Shock on her part and spit in mine silenced us both, but only for a moment. In a frozen plateau we paused while both of us absorbed the act and its consequences. If I hadn’t been lying down I would have caught her. I still don’t know what I would have done if I had. She made it into the house and up the stairs in record time. She hit the bathroom door a split second before me where she locked herself in until the coast was clear. And really even if I’d caught her what good would it have done?
On that day, nothing could have been more perfect than that one moment. All the forces had conspired and there was no offensive I could have mounted to equal that one magnificent act. I tried. Later on that night I brushed my teeth and spit my toothpaste into the tub while she was having a bath but it was an empty gesture. She knew it and I knew it. On that day, I had to concede the field of victory to her. But I did live to fight another day, many other days as a matter of fact. I had my own victories just as complete and undeniable but those I will save for another time.
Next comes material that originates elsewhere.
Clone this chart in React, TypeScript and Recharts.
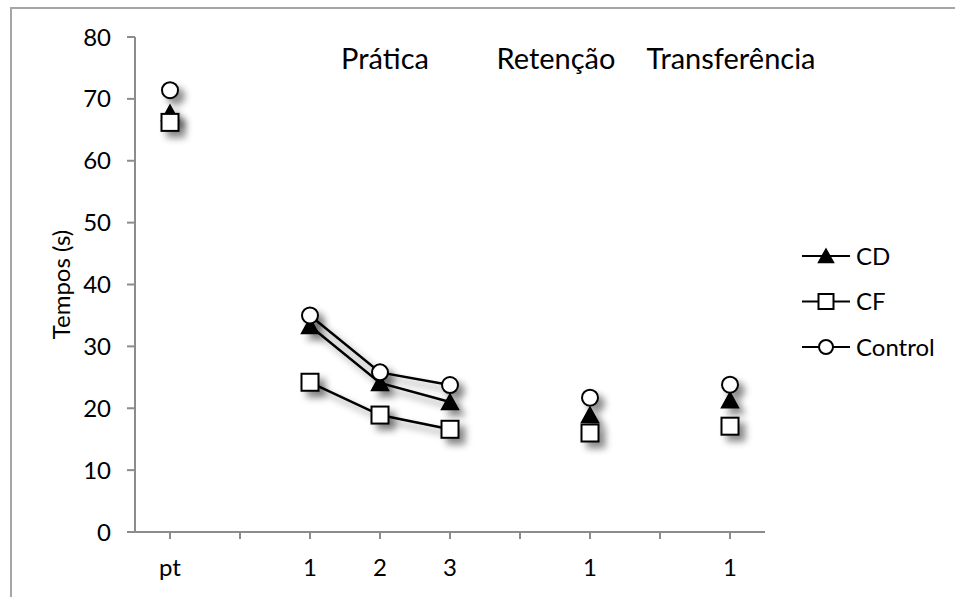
import { LineChart, Line, XAxis, YAxis } from "recharts";

const categories = ["pt", "", "1", "2", "3", "", "1", "", "1"];
const cdValues = [67.7, null, 33.3, 24.1, 21.0, null, 18.9, null, 21.3];
const cfValues = [66.2, null, 24.2, 18.9, 16.6, null, 16.0, null, 17.1];
const controlValues = [71.4, null, 35.0, 25.8, 23.75, null, 21.7, null, 23.8];
const yTicks = [0, 10, 20, 30, 40, 50, 60, 70, 80];
const phaseLabels = [
  { text: "Prática", x: 385 },
  { text: "Retenção", x: 556 },
  { text: "Transferência", x: 731 },
];

const data = categories.map((label, i) => ({
  key: `c${i}`,
  label,
  cd: cdValues[i],
  cf: cfValues[i],
  control: controlValues[i],
}));

const FONT = "Lato, 'Open Sans', sans-serif";
const AXIS_GREY = "#8c8c8c";

type Shape = "triangle" | "square" | "circle";

function Marker({ shape, x, y, size = 17 }: { shape: Shape; x: number; y: number; size?: number }) {
  const h = size / 2;
  if (shape === "triangle") {
    return (
      <polygon
        points={`${x},${y - h + 0.5} ${x + h},${y + h - 1} ${x - h},${y + h - 1}`}
        fill="#000"
        stroke="#000"
        strokeWidth={1.5}
      />
    );
  }
  if (shape === "square") {
    return <rect x={x - h} y={y - h} width={size} height={size} fill="#fff" stroke="#000" strokeWidth={2} />;
  }
  return <circle cx={x} cy={y} r={h - 0.5} fill="#fff" stroke="#000" strokeWidth={2} />;
}

function makeDot(shape: Shape) {
  return (props: any) => {
    const { cx, cy, index } = props;
    if (cx == null || cy == null || props.value == null) return <g key={`${shape}-${index}`} />;
    return (
      <g key={`${shape}-${index}`}>
        <Marker shape={shape} x={cx} y={cy} />
      </g>
    );
  };
}

const legendItems: { name: string; shape: Shape }[] = [
  { name: "CD", shape: "triangle" },
  { name: "CF", shape: "square" },
  { name: "Control", shape: "circle" },
];

function LegendBox() {
  return (
    <svg width={155} height={130} style={{ position: "absolute", left: 800, top: 240 }}>
      {legendItems.map((item, i) => {
        const y = 16 + i * 45.5;
        return (
          <g key={item.name}>
            <line x1={2} x2={50} y1={y} y2={y} stroke="#000" strokeWidth={2} />
            <Marker shape={item.shape} x={26} y={y} size={15} />
            <text x={56} y={y} dy="0.36em" fontFamily={FONT} fontSize={24} fill="#000">
              {item.name}
            </text>
          </g>
        );
      })}
    </svg>
  );
}

export default function App() {
  return (
    <div style={{ position: "absolute", left: 0, top: 0, width: 955, height: 597, background: "#fff", overflow: "hidden" }}>
      <style>{`
        .recharts-line-curve, .recharts-line-dots { filter: drop-shadow(6px 6px 3.5px rgba(0,0,0,0.45)); }
      `}</style>
      <div
        style={{
          position: "absolute",
          left: 10,
          top: 7,
          width: 1000,
          height: 700,
          borderLeft: "2px solid #a6a6a6",
          borderTop: "2px solid #a6a6a6",
        }}
      />
      <LineChart width={955} height={597} data={data} margin={{ top: 37, right: 190, bottom: 35, left: 75 }}>
        <XAxis
          dataKey="key"
          tickFormatter={(_v: any, i: number) => categories[i]}
          interval={0}
          height={30}
          padding={{ left: 35, right: 35 }}
          stroke={AXIS_GREY}
          strokeWidth={2}
          tickSize={7}
          tickMargin={20}
          tick={{ fill: "#000", fontSize: 24, fontFamily: FONT }}
        />
        <YAxis
          domain={[0, 80]}
          ticks={yTicks}
          width={60}
          stroke={AXIS_GREY}
          strokeWidth={2}
          tickSize={8}
          tickMargin={16}
          tick={{ fill: "#000", fontSize: 24, fontFamily: FONT }}
          label={{
            value: "Tempos (s)",
            angle: -90,
            position: "insideLeft",
            offset: -14,
            style: { textAnchor: "middle", fill: "#000", fontSize: 24, fontFamily: FONT },
          }}
        />
        <Line
          dataKey="cd"
          stroke="#000"
          strokeWidth={2.5}
          dot={makeDot("triangle")}
          activeDot={false}
          connectNulls={false}
          isAnimationActive={false}
        />
        <Line
          dataKey="cf"
          stroke="#000"
          strokeWidth={2.5}
          dot={makeDot("square")}
          activeDot={false}
          connectNulls={false}
          isAnimationActive={false}
        />
        <Line
          dataKey="control"
          stroke="#000"
          strokeWidth={2.5}
          dot={makeDot("circle")}
          activeDot={false}
          connectNulls={false}
          isAnimationActive={false}
        />
      </LineChart>
      <LegendBox />
      {phaseLabels.map((p) => (
        <div
          key={p.text}
          style={{
            position: "absolute",
            left: p.x - 120,
            width: 240,
            top: 40,
            textAlign: "center",
            fontFamily: FONT,
            fontSize: 29,
            lineHeight: "36px",
            color: "#000",
          }}
        >
          {p.text}
        </div>
      ))}
    </div>
  );
}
She was to me, as I was to her, my most esteemed and beloved enemy. We are still soldiers of a sort but life and time have made us allies. As an adult I don’t know if I could love her as much as I do if I hadn’t hated her so completely as a child. I know the depth and breadth of her. We have passed through the fire and have come away tempered, annealed and strengthened in ourselves. I know some of her sins and all of her foibles as she knows a measure of mine. We have warred and like old campaigners we share a past that binds us together. Once my enemy but always and still beloved, she remains ever my sister and finally, my friend.